Alternatively, arrange the cones in a square, as shown in the following video. Note the vast array of movement skills incorporated: carioca, back pedaling, lateral shuffling. Be sure to watch through to the :47 mark for the "Here! Here! Here!" reaction drill.

6. Box Jumps

Mention box jumps to most folks over the age of 40, and they probably get a little queasy. The good news is that box jumps need not induce fear. In fact, the straddle box jump variation (see video) is little more than a jumping jack up onto a box. Don't be fooled, though: 30 seconds of these jumps, no matter how fit you are, will have your heart racing.

Once you've mastered the straddle jump, progress to regular box jumps. Begin with an aerobic step or a low box, and focus on landing as softly as possible (like a ninja!). Never jump backwards off the box; simply step down. For safety, stick to low reps. Ten is plenty.

7. Hurdles

Like box jumps, people tend to freeze up at the mere mention of hurdles. There's really no need to panic, though, because hurdles come in heights as short as 6 inches. Furthermore, if you accidentally graze a hurdle as you jump it, the hurdle simple topples over, no harm.

Arrange several hurdles in a row, and begin by jumping one at a time, landing softly and stably and resetting between each jump. Once you become proficient at this, begin to string jumps together, as shown in the video. Get creative and arrange the hurdles at angles, jump over them sideways, and practice all of the above on one leg at a time.

Putting It All Together

No matter whether you're a young athlete or an out-of-shape baby boomer, you can benefit from these 7 exercises. Over the next 6 weeks, devote a 10-minute chunk of time immediately after warm-up to working on one or more of them.

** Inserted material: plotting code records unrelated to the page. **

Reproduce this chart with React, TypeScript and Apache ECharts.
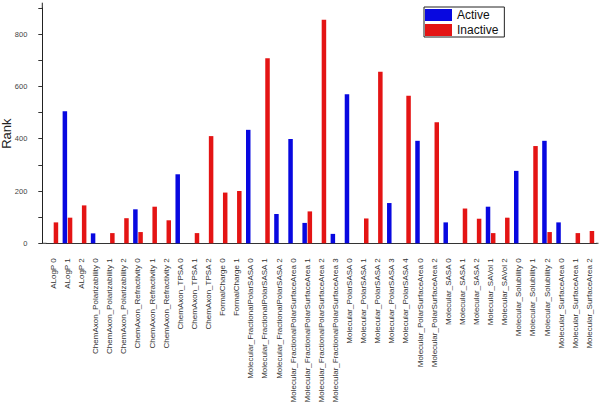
import React, { useEffect, useRef } from "react";
import * as echarts from "echarts";

const categories: string[] = [
  "ALogP 0", "ALogP 1", "ALogP 2",
  "ChemAxon_Polarizability 0", "ChemAxon_Polarizability 1", "ChemAxon_Polarizability 2",
  "ChemAxon_Refractivity 0", "ChemAxon_Refractivity 1", "ChemAxon_Refractivity 2",
  "ChemAxon_TPSA 0", "ChemAxon_TPSA 1", "ChemAxon_TPSA 2",
  "FormalCharge 0", "FormalCharge 1",
  "Molecular_FractionalPolarSASA 0", "Molecular_FractionalPolarSASA 1", "Molecular_FractionalPolarSASA 2",
  "Molecular_FractionalPolarSurfaceArea 0", "Molecular_FractionalPolarSurfaceArea 1",
  "Molecular_FractionalPolarSurfaceArea 2", "Molecular_FractionalPolarSurfaceArea 3",
  "Molecular_PolarSASA 0", "Molecular_PolarSASA 1", "Molecular_PolarSASA 2",
  "Molecular_PolarSASA 3", "Molecular_PolarSASA 4",
  "Molecular_PolarSurfaceArea 0", "Molecular_PolarSurfaceArea 2",
  "Molecular_SASA 0", "Molecular_SASA 1", "Molecular_SASA 2",
  "Molecular_SAVol 1", "Molecular_SAVol 2",
  "Molecular_Solubility 0", "Molecular_Solubility 1", "Molecular_Solubility 2",
  "Molecular_SurfaceArea 0", "Molecular_SurfaceArea 1", "Molecular_SurfaceArea 2",
];

const activeValues: (number | null)[] = [
  null, 505, null, 38, null, null, 130, null, null, 264,
  null, null, null, null, 434, null, 112, 399, 78, null,
  36, 570, null, null, 154, null, 392, null, 80, null,
  null, 140, null, 277, null, 392, 80, null, null,
];

const inactiveValues: (number | null)[] = [
  80, 98, 145, null, 39, 96, 43, 140, 88, null,
  39, 410, 194, 200, null, 708, null, null, 122, 855,
  null, null, 95, 656, null, 564, null, 463, null, 133,
  94, 39, 98, null, 372, 43, null, 39, 47,
];

const yTickLabels: number[] = [0, 200, 400, 600, 800];

const FONT = "Liberation Sans, Arial, sans-serif";

export default function App() {
  const ref = useRef<HTMLDivElement>(null);

  useEffect(() => {
    document.body.style.margin = "0";
    if (!ref.current) return;
    const chart = echarts.init(ref.current, null, { renderer: "svg" });
    chart.setOption({
      animation: false,
      backgroundColor: "#ffffff",
      grid: {
        left: 46.3,
        right: 3.6,
        top: 8,
        bottom: 165.7,
        containLabel: false,
        outerBoundsMode: "none",
      },
      legend: {
        data: ["Active", "Inactive"],
        orient: "vertical",
        left: 424,
        top: 7,
        icon: "rect",
        itemWidth: 27,
        itemHeight: 12,
        itemGap: 3,
        padding: [2, 6, 1, 1],
        borderColor: "#222",
        borderWidth: 1,
        textStyle: { fontSize: 12, color: "#111", fontFamily: FONT },
      },
      xAxis: [
        {
          type: "category",
          data: categories,
          position: "bottom",
          axisLine: { show: true, onZero: false, lineStyle: { color: "#333", width: 1 } },
          axisTick: { alignWithLabel: true, interval: 0, length: 5, lineStyle: { color: "#333" } },
          axisLabel: {
            rotate: 90,
            interval: 0,
            fontSize: 8,
            margin: 15,
            color: "#333",
            fontFamily: FONT,
          },
          splitLine: { show: false },
        },
        {
          type: "category",
          data: categories,
          position: "bottom",
          axisLine: { show: false },
          axisTick: { alignWithLabel: false, interval: 0, length: 3, lineStyle: { color: "#333" } },
          axisLabel: { show: false },
          splitLine: { show: false },
        },
      ],
      yAxis: {
        type: "value",
        min: 0,
        max: 900,
        interval: 100,
        offset: 4,
        name: "Rank",
        nameLocation: "middle",
        nameRotate: 90,
        nameGap: 29,
        nameMoveOverlap: false,
        nameTextStyle: { fontSize: 13, color: "#222", fontFamily: FONT, padding: [0, 16, 0, 0] },
        axisLine: { show: true, onZero: false, lineStyle: { color: "#222", width: 1 } },
        axisTick: { show: true, length: 4, lineStyle: { color: "#333", width: 1 } },
        axisLabel: {
          fontSize: 7.5,
          color: "#444",
          margin: 15,
          fontFamily: FONT,
          formatter: (v: number) => (yTickLabels.indexOf(v) >= 0 ? String(v) : ""),
        },
        splitLine: { show: false },
      },
      graphic: [
        { type: "line", shape: { x1: 42.3, y1: 2.7, x2: 42.3, y2: 8.5 }, style: { stroke: "#222", lineWidth: 1 }, silent: true },
        { type: "line", shape: { x1: 42.3, y1: 243.3, x2: 46.5, y2: 243.3 }, style: { stroke: "#333", lineWidth: 1 }, silent: true },
        { type: "line", shape: { x1: 596, y1: 243.3, x2: 598.5, y2: 243.3 }, style: { stroke: "#333", lineWidth: 1 }, silent: true },
      ],
      series: [
        {
          name: "Active",
          type: "bar",
          data: activeValues,
          barWidth: 4.5,
          barGap: "15%",
          itemStyle: { color: "#0808e0" },
        },
        {
          name: "Inactive",
          type: "bar",
          data: inactiveValues,
          barWidth: 4.5,
          barGap: "15%",
          itemStyle: { color: "#e41414" },
        },
      ],
    });
    return () => chart.dispose();
  }, []);

  return <div ref={ref} style={{ width: 600, height: 409 }} />;
}
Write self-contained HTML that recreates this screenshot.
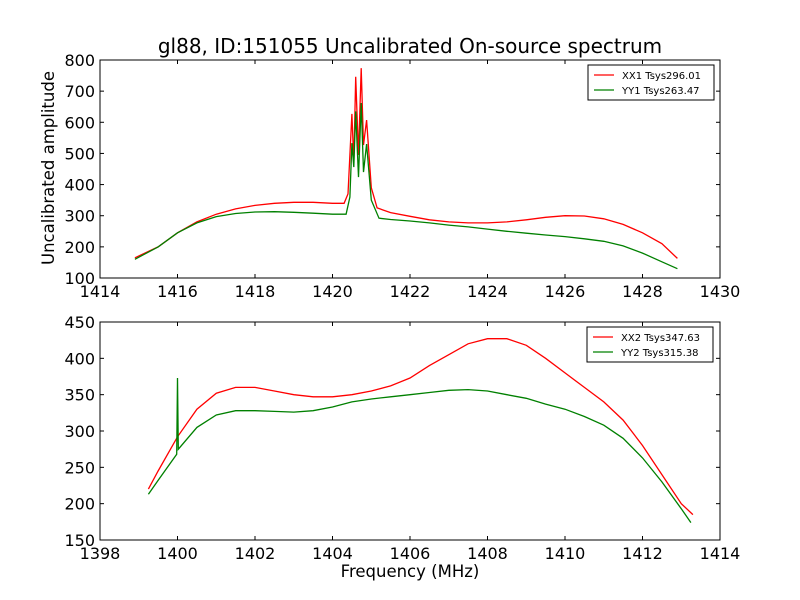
<!DOCTYPE html>
<html><head><meta charset="utf-8"><style>
body{margin:0;background:#fff;}
svg{display:block;font-family:"DejaVu Sans","Liberation Sans",sans-serif;}
</style></head><body>
<svg id="c" width="800" height="600"></svg>
<script>
const topXTicks=[1414,1416,1418,1420,1422,1424,1426,1428,1430];
const topYTicks=[100,200,300,400,500,600,700,800];
const botXTicks=[1398,1400,1402,1404,1406,1408,1410,1412,1414];
const botYTicks=[150,200,250,300,350,400,450];
const topFreq=[1414.9,1415.5,1416,1416.5,1417,1417.5,1418,1418.5,1419,1419.5,1420,1420.3,1420.4,1420.5,1420.55,1420.6,1420.67,1420.74,1420.8,1420.88,1421,1421.15,1421.5,1422,1422.5,1423,1423.5,1424,1424.5,1425,1425.5,1426,1426.5,1427,1427.5,1428,1428.5,1428.9];
const topXX=[165,200,245,280,305,322,333,340,343,343,340,340,370,627,470,746,495,774,527,607,390,325,310,298,287,280,277,277,280,287,295,300,299,290,272,245,210,163];
const topFreqG=[1414.9,1415.5,1416,1416.5,1417,1417.5,1418,1418.5,1419,1419.5,1420,1420.35,1420.45,1420.5,1420.55,1420.6,1420.67,1420.74,1420.8,1420.88,1421,1421.2,1421.5,1422,1422.5,1423,1423.5,1424,1424.5,1425,1425.5,1426,1426.5,1427,1427.5,1428,1428.5,1428.9];
const topYY=[160,200,245,277,297,307,312,313,311,308,305,305,360,533,456,635,424,662,440,530,350,292,288,283,277,270,264,257,250,244,238,233,226,218,203,180,152,130];
const botFreq=[1399.25,1399.5,1400,1400.5,1401,1401.5,1402,1402.5,1403,1403.5,1404,1404.5,1405,1405.5,1406,1406.5,1407,1407.5,1408,1408.5,1409,1409.5,1410,1410.5,1411,1411.5,1412,1412.5,1413,1413.3];
const botXX=[220,245,292,330,352,360,360,355,350,347,347,350,355,362,373,390,405,420,427,427,418,400,380,360,340,315,280,240,200,185];
const botFreqG=[1399.25,1399.5,1399.98,1400,1400.02,1400.5,1401,1401.5,1402,1402.5,1403,1403.5,1404,1404.5,1405,1405.5,1406,1406.5,1407,1407.5,1408,1408.5,1409,1409.5,1410,1410.5,1411,1411.5,1412,1412.5,1413,1413.25];
const botYY=[213,232,268,373,275,305,322,328,328,327,326,328,333,340,344,347,350,353,356,357,355,350,345,337,330,320,308,290,263,230,193,174];
const NS="http://www.w3.org/2000/svg";
const svg=document.getElementById('c');
function mk(t,a,p){const e=document.createElementNS(NS,t);for(const k in a)e.setAttribute(k,a[k]);(p||svg).appendChild(e);return e;}
function panel(o){
 const g=mk('g',{});
 
 
 const L=100,R=720,T=o.T,B=o.B;
 const sx=v=>L+(v-o.x0)/(o.x1-o.x0)*(R-L);
 const sy=v=>B-(v-o.y0)/(o.y1-o.y0)*(B-T);
 o.series.forEach(s=>{
  const d=s.f.map((f,i)=>(i?'L':'M')+sx(f).toFixed(1)+','+sy(s.v[i]).toFixed(1)).join('');
  const p=mk('path',{d:d,fill:'none',stroke:s.c,'stroke-width':1.3},g);
  
  
 });
 const fr=mk('rect',{x:L,y:T,width:R-L,height:B-T,fill:'none',stroke:'#000','stroke-width':1},g);
 
 
 o.xt.forEach(v=>{const x=sx(v);
  mk('line',{x1:x,x2:x,y1:B,y2:B-4,stroke:'#000'},g);mk('line',{x1:x,x2:x,y1:T,y2:T+4,stroke:'#000'},g);
  const t=mk('text',{x:x,y:B+19,'font-size':16,'text-anchor':'middle'},g);t.textContent=v;
  
  });
 o.yt.forEach(v=>{const y=sy(v);
  mk('line',{x1:L,x2:L+4,y1:y,y2:y,stroke:'#000'},g);mk('line',{x1:R,x2:R-4,y1:y,y2:y,stroke:'#000'},g);
  const t=mk('text',{x:L-5,y:y+6,'font-size':16,'text-anchor':'end'},g);t.textContent=v;
  
  });
 const lg=mk('g',{},g);
 
 
 mk('rect',{x:o.lx,y:o.ly,width:126,height:35,fill:'#fff',stroke:'#000'},lg);
 o.series.forEach((s,i)=>{const y=o.ly+10+i*15;
  mk('line',{x1:o.lx+6,x2:o.lx+26,y1:y,y2:y,stroke:s.c,'stroke-width':1.3},lg);
  const t=mk('text',{x:o.lx+34,y:y+4,'font-size':10},lg);t.textContent=s.l;
  
  });
}
panel({name:'top-panel',T:60,B:278,x0:1414,x1:1430,y0:100,y1:800,xt:topXTicks,yt:topYTicks,lx:588,ly:65,
 series:[{f:topFreq,v:topXX,c:'#ff0000',n:'xx1-line',l:'XX1 Tsys296.01'},{f:topFreqG,v:topYY,c:'#008000',n:'yy1-line',l:'YY1 Tsys263.47'}]});
panel({name:'bottom-panel',T:322,B:540,x0:1398,x1:1414,y0:150,y1:450,xt:botXTicks,yt:botYTicks,lx:587,ly:327,
 series:[{f:botFreq,v:botXX,c:'#ff0000',n:'xx2-line',l:'XX2 Tsys347.63'},{f:botFreqG,v:botYY,c:'#008000',n:'yy2-line',l:'YY2 Tsys315.38'}]});
let t=mk('text',{x:410,y:53,'font-size':20,'text-anchor':'middle'});t.textContent='gl88, ID:151055 Uncalibrated On-source spectrum';


t=mk('text',{x:0,y:0,'font-size':16.5,'text-anchor':'middle',transform:'translate(54,168) rotate(-90)'});t.textContent='Uncalibrated amplitude';


t=mk('text',{x:410,y:577,'font-size':16.5,'text-anchor':'middle'});t.textContent='Frequency (MHz)';


</script>
</body></html>
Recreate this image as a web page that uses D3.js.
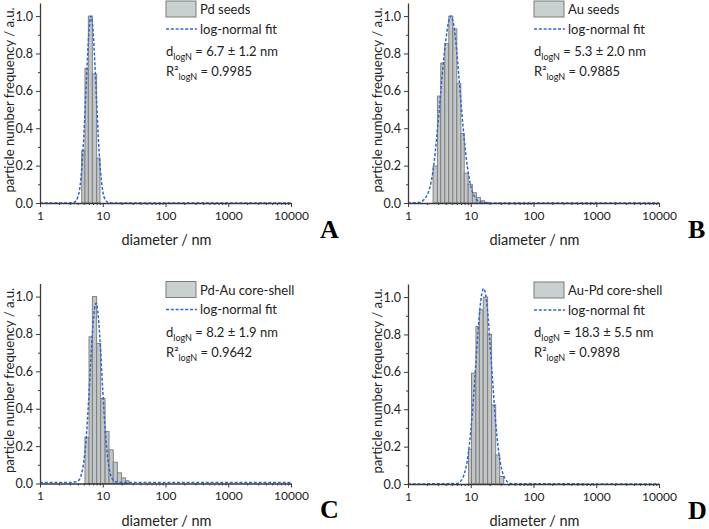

Once you become adept at a particular exercise, feel free to move it to later in the workout, using it for more of a conditioning effect. You might incorporate it into a cluster of strength exercises to keep your heart rate elevated. For example,
3 rounds of { 10 Deadlifts / 10 DB Rows / :30 Jump Rope
Or save it for the end of a workout as a "metabolic finisher:"
3 rounds of { 30 Straddle Box Jumps / :30 Plank
Granted, after 6 weeks you probably still won't be dunking basketballs, throwing 90 mile per hour fastballs, or hitting laser slap shots. But you will without a doubt improve your ability to generate force quickly and in a variety of directions and situations, thereby boosting your performance in sport -- and in life.